The energy market is undergoing a significant transformation. The growing demand for clean energy and regulatory pressure to reduce emissions are accelerating the adoption of renewable technologies. Furthermore, significant investments are being made by technologists and industrialists to develop and implement new technologies. Green hydrogen, produced from renewable sources, is seen as a key energy vehicle for medium- to long-term decarbonisation.

Such decarbonisation is essential to meeting global climate goals. The transition to cleaner energy sources not only reduces CO₂ emissions but also improves energy security and promotes sustainable economic development.

In an environment where an emerging hydrogen infrastructure is developing, it makes sense to analyse the feasibility of converting energy assets currently running on natural gas to integrate hydrogen as a clean fuel source. Likewise, this energy vector is essential when designing the new fuel import and storage terminals being built in Northern Europe.

Analysing the feasibility of this conversion in specific assets allows for an assessment of the necessary technical modifications, operational impacts, and performance implications of this transition. In this context, consideration must be given to the technical, economic, and environmental feasibility of reusing cryogenic tanks at LNG terminals to store ammonia, as well as the potential transition of power plants, combined cycles, and cogeneration plants that currently burn natural gas to hydrogen.

For example, in the specific case of a three-unit combined cycle plant that Sener worked on, the necessary modifications to the fuel system, combustion pathways, and associated infrastructure were analysed to facilitate the use of hydrogen. Several scenarios were considered, such as a 30% hydrogen blend, 100% hydrogen in one unit, and 100% hydrogen in all units. In any case, it will always be essential to consider national and international regulations to ensure the safe handling of hydrogen.

Technical Studies and Modifications: Case Study and Challenges to Consider

Simulation of the specific asset is essential. For example, in the case of the aforementioned combined cycle plant, a project carried out by Sener’s Energy department, data from the distributed control system (DCS) was used to model the current state of the plant and perform performance simulations with different hydrogen blend percentages.

Six different cases were computed, ranging from 0% to 100% hydrogen blend, analysing performance parameters such as the heat rate of the gas turbine and plant, power generation, and exhaust gas properties.

The conclusion was that cycle performance barely changed and contributed to reducing CO₂ emissions.

Turbine performance is the heart of the equation, defining the starting point for calculating performance. Coordinated work with the turbine operator is therefore essential in these studies. Based on turbine performance, the goal is to find ways to maintain overall plant performance at a similar level while contributing to a significant reduction in CO₂ emissions.

However, the retrofitting of energy infrastructure presents several technical challenges, including:

• Safety: The handling and storage of hydrogen and ammonia involve specific risks that must be managed through robust safety designs and strict protocols.
• Equipment Adaptation: Existing equipment and systems must be adapted or replaced to handle the unique properties of hydrogen and its derivatives.
• Material Compatibility: Hydrogen and ammonia can cause phenomena such as embrittlement, corrosion, etc. in certain materials, requiring careful evaluation and the selection of appropriate materials.

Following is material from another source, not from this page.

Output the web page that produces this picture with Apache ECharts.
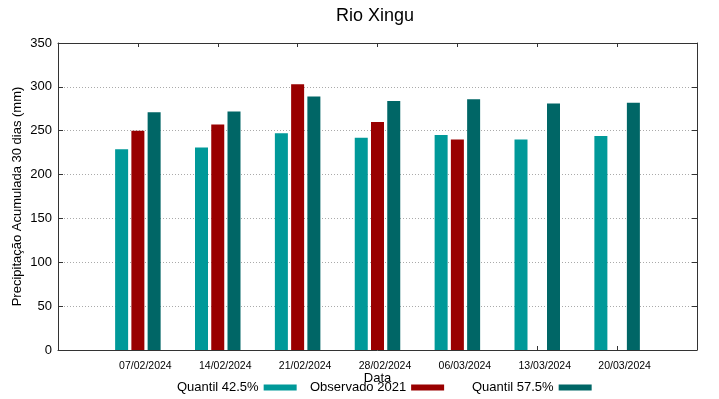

At Sener, we have extensive experience in highly complex engineering projects. Our team of process and materials experts is actively working on energy infrastructure retrofit projects to operate with renewable fuels that will be introduced in the coming years, such as hydrogen, ammonia, and renewable methanol. Without a doubt, the design of innovative solutions that help ensure the safety and efficiency of these operations in the future is key to the transition to a cleaner energy future.